Antitrust Damages in EU Civil Actions: Will the New Directive Open the Floodgates?
Monday, February 23, 2015

On Dec. 26, 2014, the Directive 2014/104/EU on certain rules governing actions for damages under national law for infringements of the competition law provisions of the Member States and of the European Union entered into force (Directive). The Directive’s principal purpose is to harmonize the procedures throughout the EU Member States for private plaintiffs’ bringing follow-on damages claims in antitrust actions. 

Perhaps most significantly, the Directive effectively permits follow-on damages actions for antitrust claims for the first time in several EU Member States. Opening several jurisdictions to these follow-on actions has the potential of increasing the total number of follow-on damages claims for a given anti-trust case, and thus may significantly increase the financial exposure for businesses involved in anti-competitive conduct.

Although the Directive is liberal in several respects, the European Commission stated in a press release relating to the Directive that “the European approach does not conceive private damages actions as a tool for punishment and deterrence of those who breach antitrust rules.”1 Rather, the Commission explained that in its view, “Private and public enforcement are complementary tools: their combination will create a stronger enforcement of EU antitrust rules overall. This is why the Directive includes measures to optimize the interplay between these two tools and to avoid any undue interference of private damages claims with effective public enforcement.”

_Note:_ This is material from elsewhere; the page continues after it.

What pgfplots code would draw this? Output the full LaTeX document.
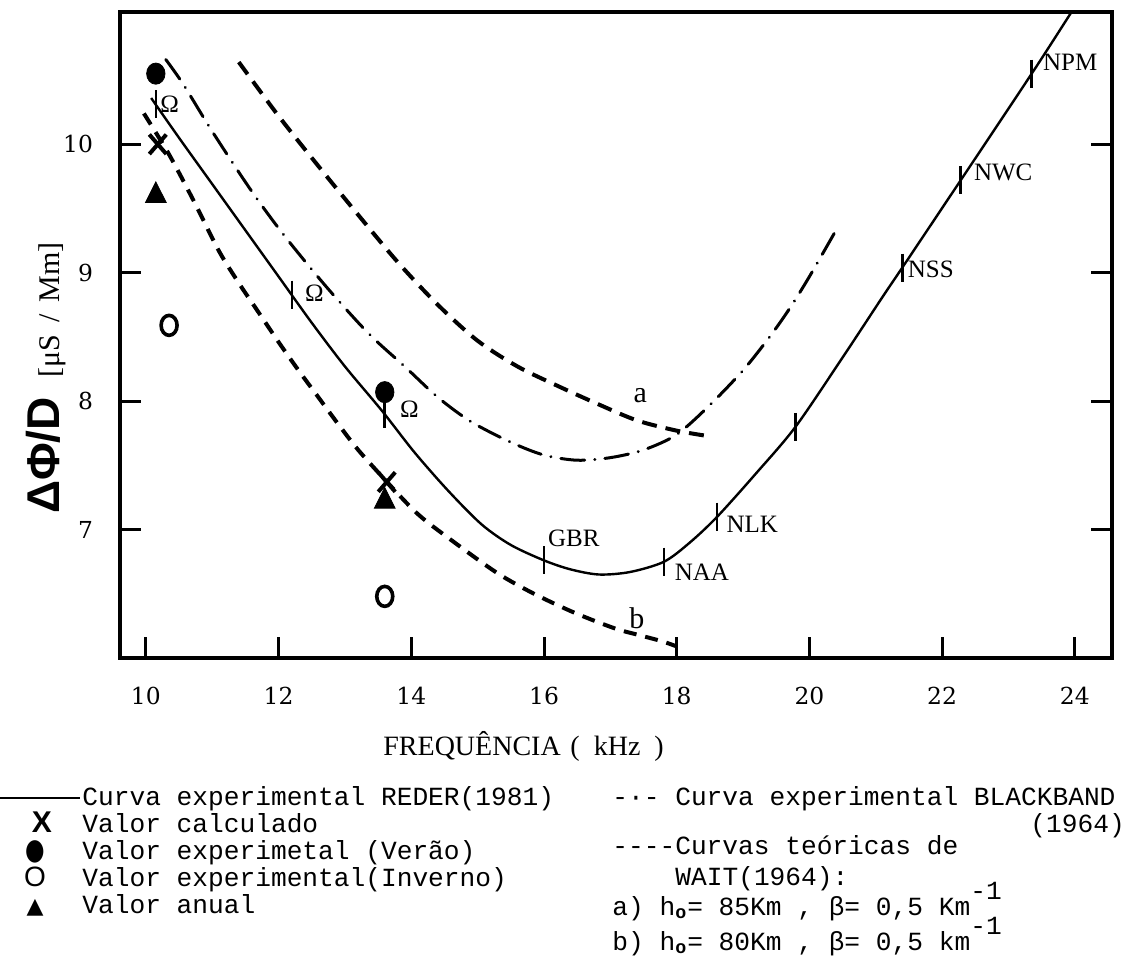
\documentclass[border=0pt]{standalone}
\usepackage{fontspec}
\setmainfont{Liberation Serif}
\setsansfont{Liberation Sans}
\setmonofont{Liberation Mono}
\newfontfamily\tickfont{DejaVu Serif}
\newfontfamily\symfont{DejaVu Sans}
\usepackage{pgfplots}
\pgfplotsset{compat=1.18}

\newcommand\lgd{\fontsize{13.1}{15}\selectfont\ttfamily}

\begin{document}
\begin{tikzpicture}
\useasboundingbox (-60pt,-159pt) rectangle (511pt,329pt);
\begin{axis}[
    at={(0pt,0pt)}, anchor=south west,
    scale only axis, width=496pt, height=323pt,
    xmin=9.61, xmax=24.56, ymin=6, ymax=11.03,
    xtick={10,12,...,24}, ytick={7,8,9,10},
    xtick pos=left, ytick pos=both, yticklabel pos=left,
    tick align=inside,
    major tick length=10.5pt,
    every tick/.style={black, line width=1.5pt},
    axis line style={line width=1.6pt},
    /pgf/number format/assume math mode=true,
    ticklabel style={font=\tickfont\fontsize{11.7}{12}\selectfont},
    xticklabel style={yshift=-11pt},
    yticklabel style={xshift=-10pt},
]
% REDER (1981), solid
\addplot[black, line width=1.2pt, smooth] table {
x y
10.08 10.36
10.5 10.05
11.0 9.69
11.5 9.33
12.0 8.97
12.5 8.61
13.0 8.27
13.55 7.93
14.05 7.60
14.56 7.30
15.06 7.04
15.5 6.88
16.0 6.76
16.4 6.69
16.83 6.65
17.3 6.67
17.81 6.75
18.2 6.90
18.61 7.10
19.2 7.44
19.79 7.80
20.5 8.34
21.1 8.81
21.4 9.04
22.28 9.72
23.35 10.55
23.95 11.03
24.0 11.07
};
% station ticks on the solid curve
\addplot[only marks, mark=|, mark size=7pt, mark options={line width=1.3pt}] table {
x y
10.15 10.31
12.2 8.83
13.6 7.90
16.0 6.76
17.81 6.75
18.61 7.10
19.79 7.80
21.4 9.04
22.28 9.72
23.35 10.55
};
% BLACKBAND (1964), dash-dot
\addplot[black, line width=1.5pt, smooth, line cap=round,
    dash pattern=on 12pt off 5pt on 0.1pt off 5pt] table {
x y
10.3 10.66
10.56 10.47
11.0 10.10
11.6 9.63
12.1 9.28
12.72 8.89
13.35 8.53
13.9 8.27
14.4 8.03
14.9 7.84
15.5 7.68
16.0 7.58
16.5 7.54
17.0 7.56
17.5 7.62
18.0 7.74
18.5 7.97
19.0 8.24
19.4 8.50
19.7 8.72
20.0 8.97
20.4 9.33
};
% WAIT a), dashed
\addplot[black, line width=2pt, smooth, dash pattern=on 7.5pt off 4.5pt] table {
x y
11.4 10.64
12.0 10.22
12.6 9.83
13.2 9.45
13.8 9.08
14.4 8.75
15.0 8.47
15.6 8.27
16.2 8.12
16.8 7.98
17.4 7.85
18.0 7.77
18.45 7.73
};
% WAIT b), dashed
\addplot[black, line width=2pt, smooth, dash pattern=on 6.5pt off 4.5pt] table {
x y
9.97 10.24
10.35 9.92
10.73 9.55
11.1 9.17
11.4 8.92
11.7 8.69
12.0 8.46
12.3 8.24
12.6 8.03
12.9 7.82
13.2 7.62
13.6 7.39
14.1 7.12
14.65 6.90
15.3 6.66
15.85 6.50
16.47 6.35
17.07 6.23
17.42 6.18
17.78 6.13
18.0 6.09
};
% Valor experimental (Verao)
\addplot[only marks, mark=*, mark size=4.6pt, mark options={black, yscale=1.15}] table {
x y
10.15 10.55
13.6 8.07
};
% Valor anual
\addplot[only marks, mark=triangle*, mark size=6pt, mark options={black, yscale=1.15}] table {
x y
10.15 9.60
13.6 7.22
};
% Valor calculado
\addplot[only marks, mark=x, mark size=6pt, mark options={black, line width=2pt, yscale=1.15}] table {
x y
10.18 10.0
13.63 7.37
};
% Valor experimental (Inverno)
\addplot[only marks, mark=o, mark size=4pt, mark options={black, line width=1.8pt, yscale=1.25}] table {
x y
10.35 8.59
13.6 6.48
};
\begin{scope}[every node/.style={inner sep=0pt, font=\fontsize{12.5}{13}\selectfont}]
\node at (axis cs:16.45,6.93) {GBR};
\node at (axis cs:18.38,6.67) {NAA};
\node at (axis cs:19.14,7.04) {NLK};
\node at (axis cs:21.83,9.03) {NSS};
\node at (axis cs:22.92,9.78) {NWC};
\node at (axis cs:23.93,10.64) {NPM};
\node at (axis cs:10.36,10.31) {Ω};
\node at (axis cs:12.54,8.84) {Ω};
\node at (axis cs:13.97,7.94) {Ω};
\node[font=\fontsize{15}{15}\selectfont] at (axis cs:17.45,8.04) {a};
\node[font=\fontsize{15}{15}\selectfont] at (axis cs:17.4,6.31) {b};
\end{scope}
\end{axis}
% axis titles
\node[anchor=base west, inner sep=0pt, font=\fontsize{14}{14}\selectfont] at (131.5pt,-48.5pt)
    {FREQUÊNCIA\hspace{0.35em}(\hspace{0.5em}kHz\hspace{0.5em})};
\node[rotate=90, inner sep=0pt] at (-37pt,140pt)
    {{\fontsize{23}{23}\selectfont\sffamily\bfseries ΔΦ/D}\hspace{10pt}{\fontsize{15}{15}\selectfont [μS\hspace{0.4em}/\hspace{0.4em}Mm]}};
% legend, left column
\draw[line width=1pt] (-60pt,-70pt) -- (-20pt,-70pt);
\begin{scope}[every node/.style={inner sep=0pt, anchor=base west, font=\lgd}]
\node at (-19pt,-73.5pt) {Curva experimental REDER(1981)};
\node at (-19pt,-87pt) {Valor calculado};
\node at (-19pt,-100.5pt) {Valor experimetal (Verão)};
\node at (-19pt,-114pt) {Valor experimental(Inverno)};
\node at (-19pt,-127.5pt) {Valor anual};
\node at (246pt,-73.5pt) {-·- Curva experimental BLACKBAND};
\node at (455pt,-87pt) {(1964)};
\node at (246pt,-98pt) {----Curvas teóricas de};
\node at (277.5pt,-113.5pt) {WAIT(1964):};
\node at (246pt,-128.5pt) {a) h\textsubscript{\textbf{o}}= 85Km , β= 0,5 Km\raisebox{1.1ex}{-1}};
\node at (246pt,-146pt) {b) h\textsubscript{\textbf{o}}= 80Km , β= 0,5 km\raisebox{1.1ex}{-1}};
\end{scope}
\begin{scope}[every node/.style={inner sep=0pt, anchor=base}]
\node[font=\fontsize{15}{15}\selectfont\sffamily\bfseries] at (-39pt,-87pt) {X};
\node[font=\fontsize{14}{14}\selectfont\symfont] at (-42.5pt,-100.5pt) {\scalebox{0.8}[1.05]{●}};
\node[font=\fontsize{14}{14}\selectfont\sffamily] at (-42.5pt,-114pt) {O};
\node[font=\fontsize{11}{11}\selectfont\symfont] at (-42.5pt,-127.5pt) {▲};
\end{scope}
\end{tikzpicture}
\end{document}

Nevertheless, the Directive includes a number of specific noteworthy provisions easing potential private follow-on plaintiffs’ evidentiary burden, and thus lowering the hurdles to bringing follow-on claims. First, the Directive makes a national competition authority’s decision in a particular antitrust claim binding on the national courts, allowing private individuals to rely in their follow-on actions on a decision that an antitrust violation has occurred as prima facie evidence of the violation. This evidentiary boost should make it easier for private individuals to prevail in their follow-on actions. Second, it codifies a presumption “that cartel infringements result in harm.” The presumption, unless rebutted by defendants, makes damages in cartel cases all but guaranteed. Third, the Directive works to facilitate private plaintiffs’ ability to prove their cases, subjecting a broad range of documents to disclosure, and enabling disclosure across EU Member States. The Directive is also liberal in its definition of potential plaintiffs, permitting both direct and indirect purchasers harmed by anticompetitive conduct to seek compensation in follow-on damages suits.2

Although the Directive provides additional opportunities for follow-on damages claims, and lightens potential plaintiffs’ procedural burdens, it remains to be seen whether it will actually open the floodgates for such claims, or only permit their use as an additional tool to “optimize” enforcement against antitrust violators.


1 European Commission Press Release, Antitrust: Commission proposal for Directive to facilitate damages claims by victims of antitrust violations – frequently asked questions (Apr. 17, 2014).  

2 This diverges from the U.S. Sherman Act doctrine pursuant to Illinois Brick Co. v. Illinois, 431 U.S. 720 (1977), although a number of states in the UJS allow indirect customer suits.